TanQ for your reply. Can you please help me in executing below points 3, 5, & 6 .

  1. download the JDBC importer distribution
    a. wget http://xbib.org/repository/org/xbib/elasticsearch/importer/elasticsearch-jdbc/1.6.0.0/elasticsearch-jdbc-1.6.0.0-dist.zip
    Completed
  2. unpack
    unzip elasticsearch-jdbc-1.6.0.0-dist.zip
    Completed
  3. go to the unpacked directory (we call it $JDBC_IMPORTER_HOME) cd elasticsearch-jdbc-1.6.0.0
    Can you please elaborate this point. Got stuck here.
  4. if you do not find the JDBC driver jar in the lib directory, download it from your vendor's site and put the driver jar into the lib folder
    Already jdbc-driver-csv-1.0.0 is there in lib folder.
  5. modify script in the bin directory to your needs (Elasticsearch cluster address)
    Can you please elaborate this point.
  6. run script with a command that starts org.xbib.tools.JDBCImporter with the lib directory on the classpath
    Can you please elaborate this point.

Thanks,
Vani Aravinda


(Jörg Prante) #17

I'm not sure but it looks like it is the Windows environment. I do not know Windows at all so I can not understand the question or offer help, but there are many responses that lead me to the conclusion that unpacking a zip, changing to directories, editing text files and executing shell scripts is too difficult on Windows.

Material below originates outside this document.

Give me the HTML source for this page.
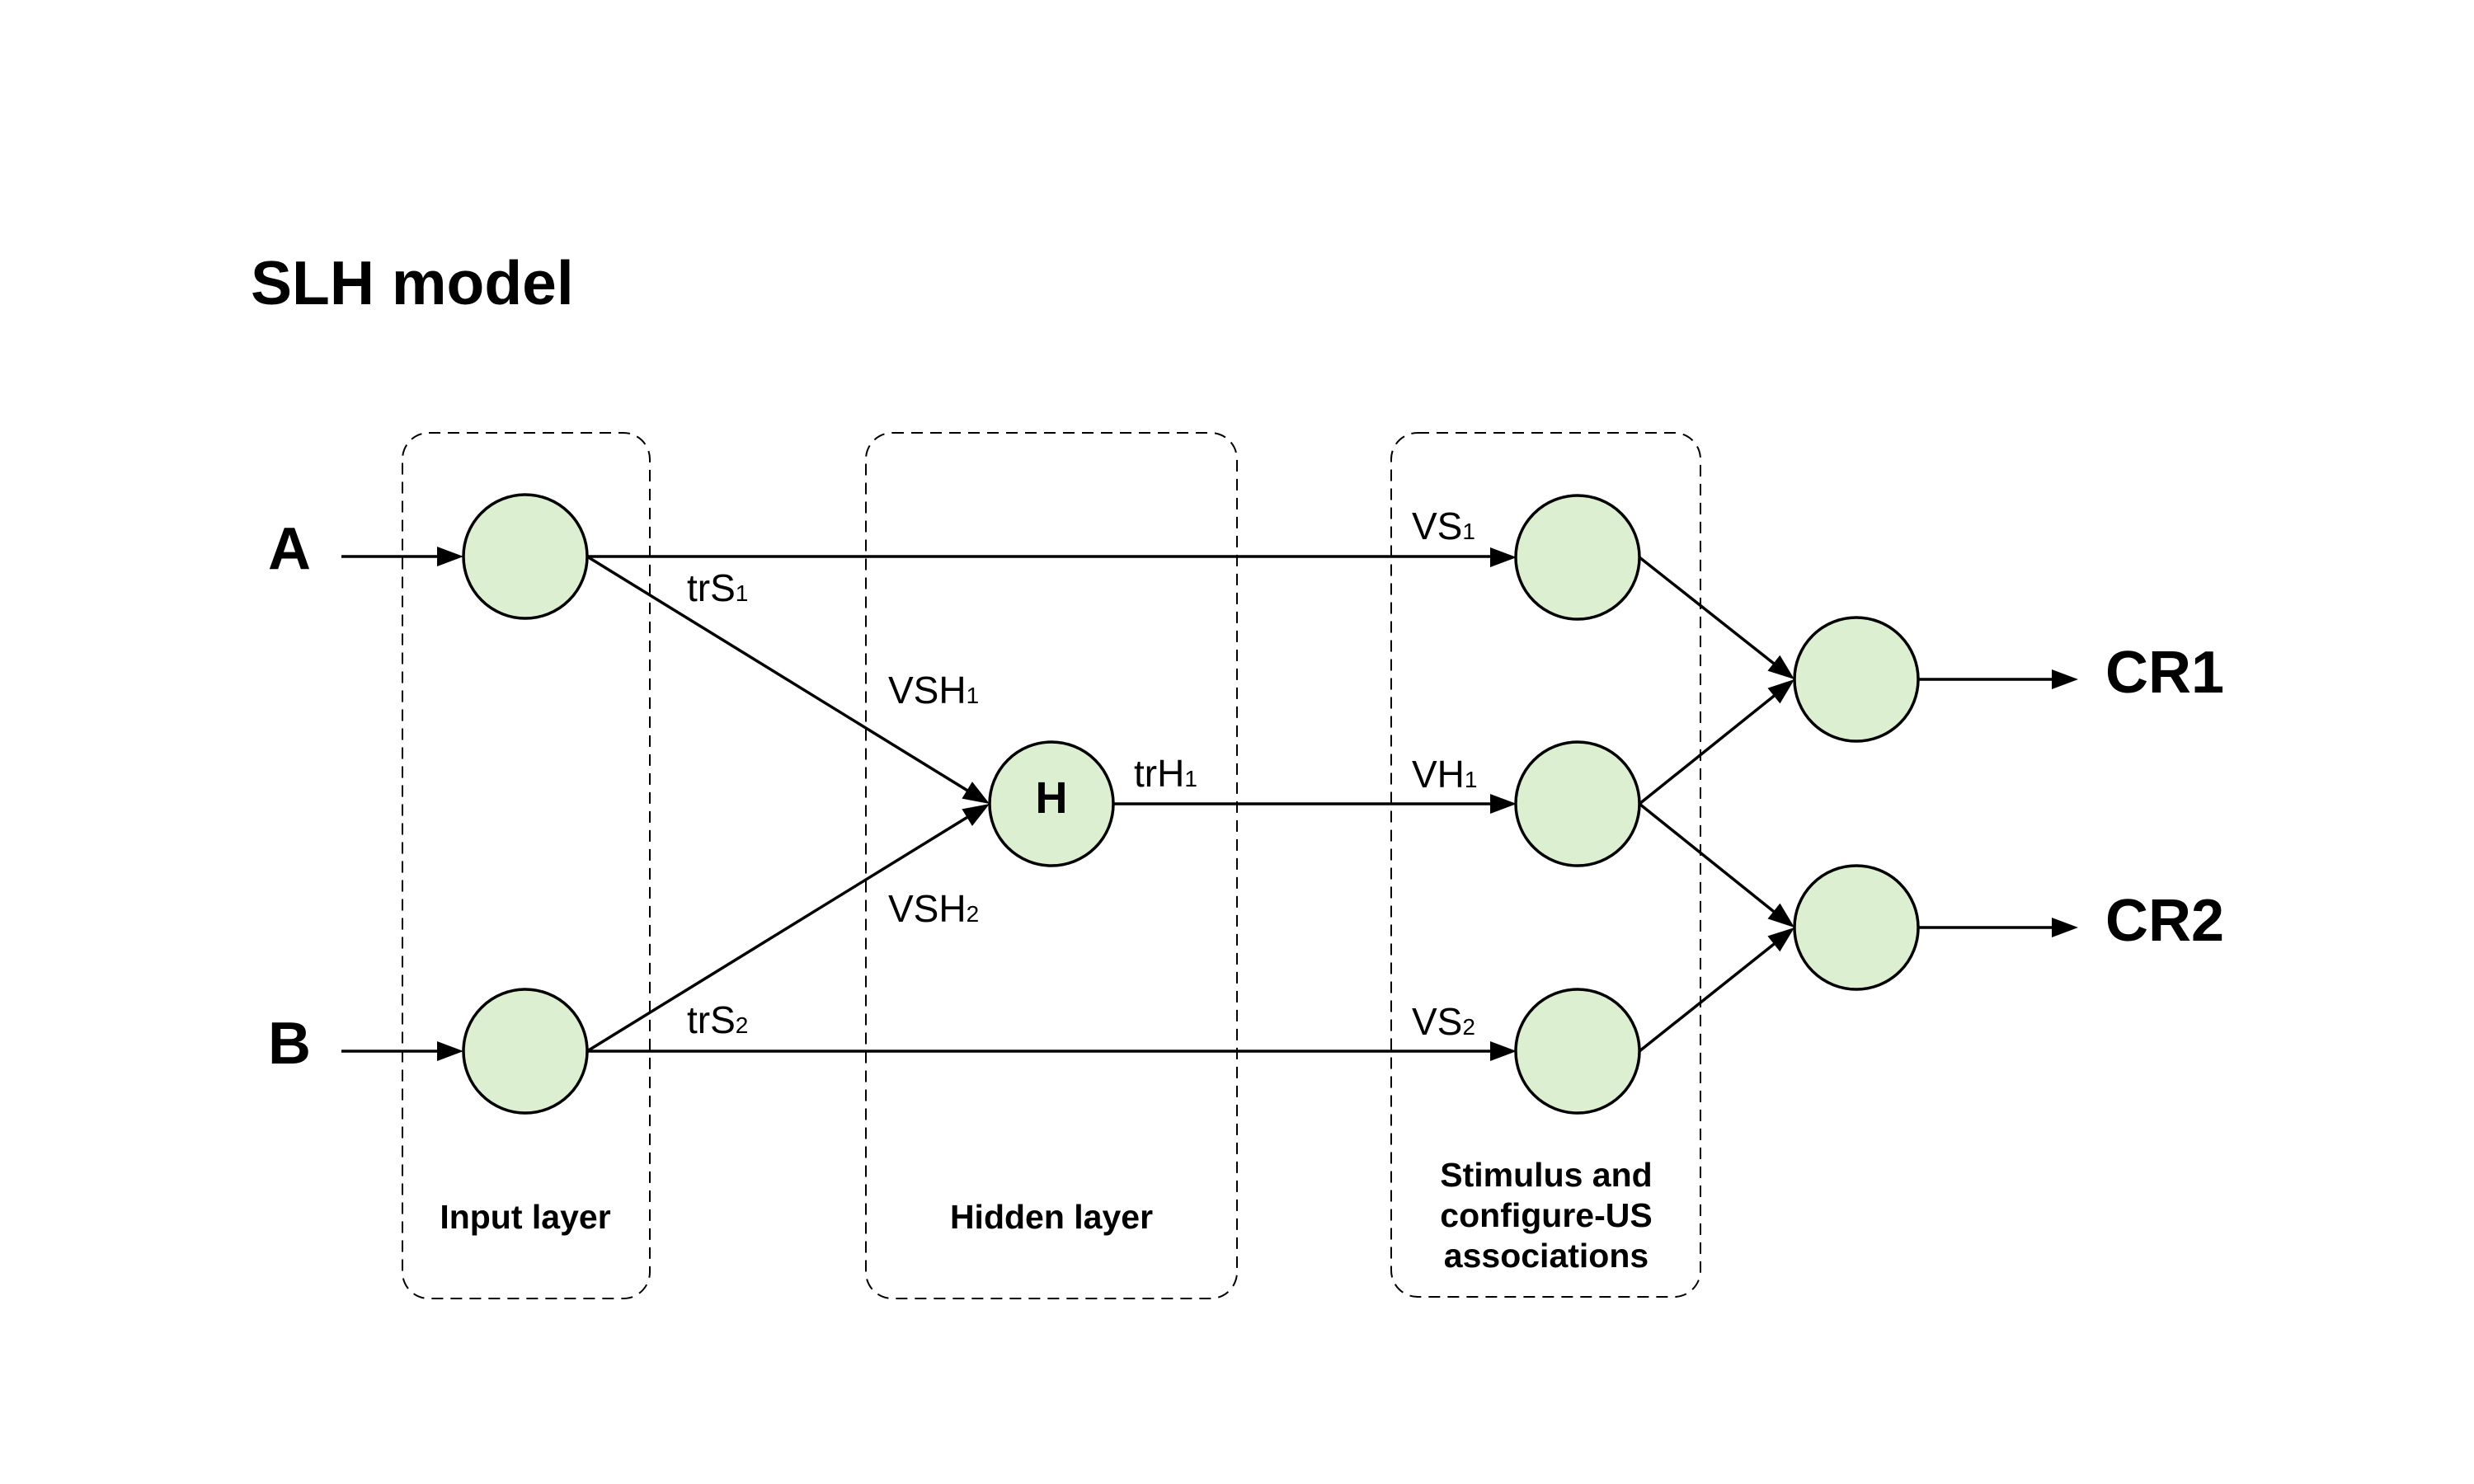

Also I receive some responses that Windows folks with JDBC importer are not able to find ES addresses on the network and can not connect to ES, for whatever reason.

This is rather frustrating.

So I think that it would be convenient to develop something like a wrapper where the JDBC importer can be installed like a Elasticsearch plugin, for the Windows folks getting started again.


(Aih) #18

I encountered a number of issues when importing from MS SQL Server, and wrote up the workarounds in this post: http://blog.tabulaw.com/2015/08/elasticsearch-and-ms-sql-server-would.html. I also collected some additions to your README.md instructions in a gist: https://gist.github.com/aih/f0370479669e3003b2a4

With these few changes, the import from SQL Server with worked great. I was able to import and index about 20,000 records in less than a minute. I do agree that a wrapper for the import tool would be very helpful to bring more Windows users into the Elasticsearch world.


(Takemoa) #19

Another Java tool for importing SQL DB data is https://github.com/takemoa/sqldb2es (Disclaimer: I am the author).


(Jörg Prante) #20

@takemoa wow, nice project, what is the license of the code?